In June 2006, original Untouchables composer Ennio Morricone told Variety that he had already turned down the offer to return to score the prequel because he didn't want to lose his inspiration by spending too much time in Hollywood. While promoting The Black Dahlia, on September 8, De Palma revealed in an interview for CHUD.com that his longtime writer-collaborator David Rabe was brought aboard the project to make revisions to the Koppelman/Levien draft. He added,

"There's an assassination in Tosca that I've always wanted to do that I wrote for another script, and I was able to get it into this script.
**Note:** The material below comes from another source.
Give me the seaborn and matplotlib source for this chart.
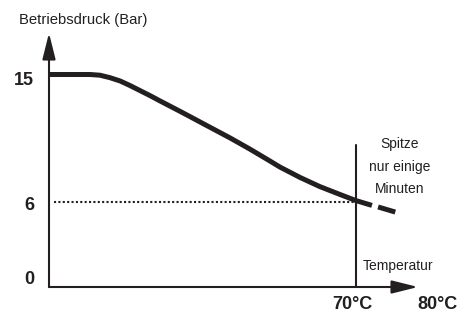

It's an incredible set piece where they kill [James] Colosimo while he's watching Tosca, which is something I've wanted to do for years. So I've got a whole bunch of good ideas. And then we have this whole relationship between the young Sean Connery character and Al Capone with a girl in between them; I came up with this idea of a saloon singer. It's good."
 On September 26, he confirmed during a separate interview for the fansite De Palma a la Mod that they were planning to shoot the prequel "late next summer" and that another project of his, Toyer, was postponed to accommodate that schedule.